Showing posts with label Leeks. Show all posts
Showing posts with label Leeks. Show all posts

Friday, December 2, 2011

Lamb Chops with Sauerkraut, Leeks and Apples

This meal  is very simple to put together and is beyond healthy.  I got the idea from the book "The Healthiest Meals on Earth" but changed a few things (of course) to suit my tastes.  Lamb, although expensive, is a healthy alternative to beef due to the fact that it is almost always raised in pasture and is usually free from steroids, hormones, and extra antibiotics.  Sauerkraut is considered one of the healthiest foods on earth.  Why?  Because it pairs cabbage, one of the healthiest foods, with fermentation.  The result is a food that is loaded with healthy bacteria which improves digestion, immune function and the absorption of nutrients in your body.  By pairing lamb and sauerkraut with leeks, you add even more health benefits:  protection against cancer.  I'm telling you all of this because this is what I told myself when I spent $20 on grass raised lamb chops at Whole Foods yesterday.  Don't feel guilty to splurge on good food every once in a while.  Enjoy it!
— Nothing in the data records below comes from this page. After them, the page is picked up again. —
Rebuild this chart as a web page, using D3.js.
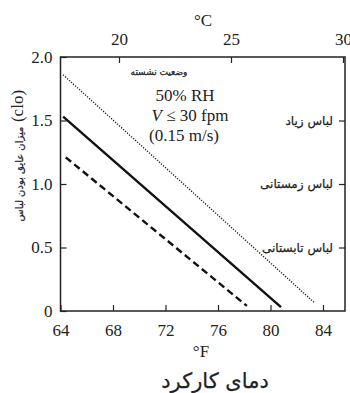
<!DOCTYPE html>
<html>
<head>
<meta charset="utf-8">
<script src="https://cdn.jsdelivr.net/npm/d3@7"></script>
<style>
body{margin:0;background:#fff;}
svg{display:block;}
.num, .tick text{font-family:"Liberation Serif","Times New Roman",serif;font-size:17px;fill:#222;}
.fa{font-family:"DejaVu Sans",sans-serif;fill:#222;stroke:#222;stroke-width:0.25px;}
</style>
</head>
<body>
<svg></svg>
<script>
// temperature ticks
var fTicks = [64,68,72,76,80,84]
var cTicks = [20,25,30]
var cloTicks = [0,0.5,1.0,1.5,2.0]

// lines: [start F, start clo], [end F, end clo]
var heavyClothing = [[64.2,1.86],[83.4,0.06]]
var winterClothing = [[64.2,1.53],[80.8,0.03]]
var summerClothing = [[64.4,1.21],[78.2,0.04]]

// clothing labels on the right axis
var clothLabels = ["لباس زیاد","لباس زمستانی","لباس تابستانی"]
var clothLevels = [1.5,1.0,0.5]

var screen = {width:350,height:393}
var margins = {left:60.5,right:5,top:57,bottom:82}
var graph = {
    width:screen.width-margins.left-margins.right,
    height:screen.height-margins.top-margins.bottom
}

var svg = d3.select("svg")
    .attr("width",screen.width)
    .attr("height",screen.height)

var xScale = d3.scaleLinear()
    .domain([64,64+graph.width/13.125])
    .range([0,graph.width])
// top axis drawn as in the print, own linear spacing
var cScale = d3.scaleLinear()
    .domain([20,25])
    .range([58.5,170.5])
var yScale = d3.scaleLinear()
    .domain([0,2])
    .range([graph.height,0])

var target = svg.append("g")
    .attr("transform","translate("+margins.left+","+margins.top+")")

// frame
target.append("rect")
    .attr("width",graph.width)
    .attr("height",graph.height)
    .attr("fill","none")
    .attr("stroke","#222")
    .attr("stroke-width",1.5)

var styleAxis = function(g)
{
    g.select(".domain").remove()
    g.selectAll(".tick line").attr("stroke","#222").attr("stroke-width",1.2)
}

target.append("g")
    .attr("transform","translate(0,"+graph.height+")")
    .call(d3.axisBottom(xScale).tickValues(fTicks).tickSize(-6).tickPadding(13).tickFormat(d3.format("d")))
    .call(styleAxis)

target.append("g")
    .call(d3.axisTop(cScale).tickValues(cTicks).tickSize(-6).tickPadding(12).tickFormat(d3.format("d")))
    .call(styleAxis)

target.append("g")
    .call(d3.axisLeft(yScale).tickValues(cloTicks).tickSize(-6).tickPadding(8)
        .tickFormat(function(d){return d==0?"0":d3.format(".1f")(d)}))
    .call(styleAxis)

target.append("g")
    .attr("transform","translate("+graph.width+",0)")
    .call(d3.axisRight(yScale).tickValues(clothLevels).tickSize(-6).tickFormat(""))
    .call(styleAxis)

// lines
var line = d3.line()
    .x(function(d){return xScale(d[0])})
    .y(function(d){return yScale(d[1])})

target.append("path").datum(heavyClothing)
    .attr("d",line).attr("fill","none").attr("stroke","#222")
    .attr("stroke-width",1.4).attr("stroke-dasharray","1.2,1.5")
target.append("path").datum(winterClothing)
    .attr("d",line).attr("fill","none").attr("stroke","#111")
    .attr("stroke-width",2.4)
target.append("path").datum(summerClothing)
    .attr("d",line).attr("fill","none").attr("stroke","#111")
    .attr("stroke-width",2.4).attr("stroke-dasharray","7,4")

// right side labels
target.selectAll(".cloth")
    .data(clothLabels)
    .enter()
    .append("text")
    .attr("class","fa")
    .attr("font-size",12)
    .attr("direction","rtl")
    .attr("text-anchor","start")
    .attr("x",graph.width-12)
    .attr("y",function(d,i){return yScale(clothLevels[i])+4})
    .text(function(d){return d})

// conditions box text
var Labels = svg.append("g")
Labels.append("text").attr("class","fa").attr("font-size",9)
    .attr("text-anchor","middle").attr("x",159).attr("y",75)
    .text("وضعیت نشسته")
Labels.append("text").attr("class","num").attr("font-size",18).attr("text-anchor","middle")
    .attr("x",185).attr("y",101).text("50% RH")
Labels.append("text").attr("class","num").attr("text-anchor","middle")
    .attr("x",190).attr("y",121).html("<tspan font-style='italic'>V</tspan> ≤ 30 fpm")
Labels.append("text").attr("class","num").attr("text-anchor","middle")
    .attr("x",184).attr("y",141).text("(0.15 m/s)")

// axis titles
Labels.append("text").attr("class","num").attr("text-anchor","middle")
    .attr("x",203).attr("y",26).text("°C")
Labels.append("text").attr("class","num").attr("text-anchor","middle")
    .attr("x",201).attr("y",357).text("°F")
Labels.append("text").attr("class","fa").attr("font-size",21)
    .attr("text-anchor","middle").attr("x",215).attr("y",388)
    .text("دمای کارکرد")

var yTitle = Labels.append("g").attr("transform","translate(23,0) rotate(-90)")
yTitle.append("text").attr("class","fa").attr("font-size",10)
    .attr("text-anchor","middle").attr("x",-174).attr("y",0)
    .text("میزان عایق بودن لباس")
yTitle.append("text").attr("class","num").attr("font-size",14)
    .attr("text-anchor","middle").attr("x",-106).attr("y",0)
    .text("(clo)")
</script>
</body>
</html>
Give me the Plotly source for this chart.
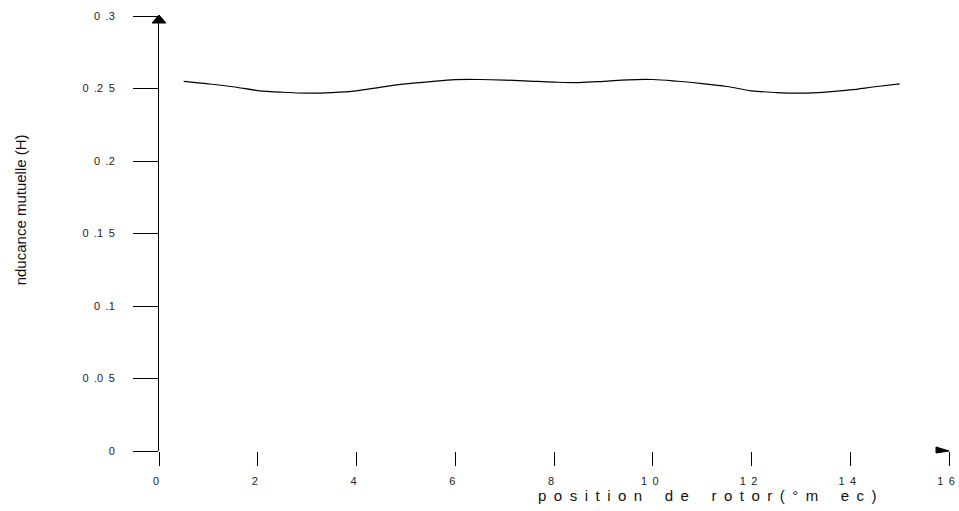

Don't let sauerkraut scare you!  It's delicious!

Ingredients:
6 small lamb loin/rib chops
2tsp macadamia nut oil
2 medium leaks, ends cut, washed and sliced into 1/4" slices
3/4c gluten, sugar, and msg free chicken stock (Rachael Ray is a savior with her stocks on this one)
3c sauerkraut, drained
1/4tsp garlic powder
1 1/2tsp corriander
1/2tsp thyme
1/2tsp sea salt
ground pepper to taste
2 apples, cored and sliced (optional)

Directions:
1. Heat oil in a large skillet over medium high heat.  Brown chops on both sides briefly and set aside.
2. Place leeks in a slow cooker.  In a bowl mix sauerkraut, spices, and chicken stock.  Pour 1/2 over the leeks.  Place your chops on top.  Then pour the other 1/2 over the top.  Top it all off with apple.
3. Cover the slow cooker and cook on low for 6-7 hours or high for 4 hours.  Enjoy!

Tuesday, September 27, 2011

Butternut Squash Gratin with Apples and Leeks

This is the most amazing fall recipe.  It is a cinch to put together:  just layer the butternut squash and apples, add the sauteed leeks and bake.  I topped mine with fresh shredded parmesan at the end to give a big flavor impact on top.  This meal only seems decadent; it is actually a very healthy alternative to au gratin potatoes.  I would prepare this for myself or to impress health conscious guests.  Please enjoy.

Hot out of the oven after the parmesan begins to brown

Scoop into a bowl and dig in!

Ingredients:
1 small butternut squash, peeled, cored and cut into 1/4" slices
3 apples, peeled, cored, and cut into 1/4" slices (I used 2 fuji and 1 granny smith)
2 leeks, white and light green parts only, cut into 1/4" slices
1/2 cup apple cider or apple juice
2tbs macadamia nut oil (or olive oil is fine)
1tsp dried sage
sea salt
1/2c freshly shredded parmesan

Directions:
1. Preheat oven to 350F and line a 13x9" pan with nonstick foil.  Place the butternut squash in the pan in overlapping layers.
2. Heat 1tbs oil in a large skillet.  Add Leeks and cook until beginning to brown.  Add apple cider and 1/2tsp sage and cook about 3 minutes more, or until begins to caramelize.  Spread leeks evenly on top of butternut squash.  Add some salt.
3. Then layer the apple slices over the leeks in overlapping layers.  Sprinkle the top with the remaining 1/2tsp sage and drizzle the remaining 1tbs of oil on top.  Cover tightly with aluminum foil.  Bake 45 minutes or until soft when pierced with a fork.
4. Uncover the pan, sprinkle with parmesan.  Turn the oven to broil and broil the dish until parmesan melts and begins to brown.  Let set a few minutes before serving.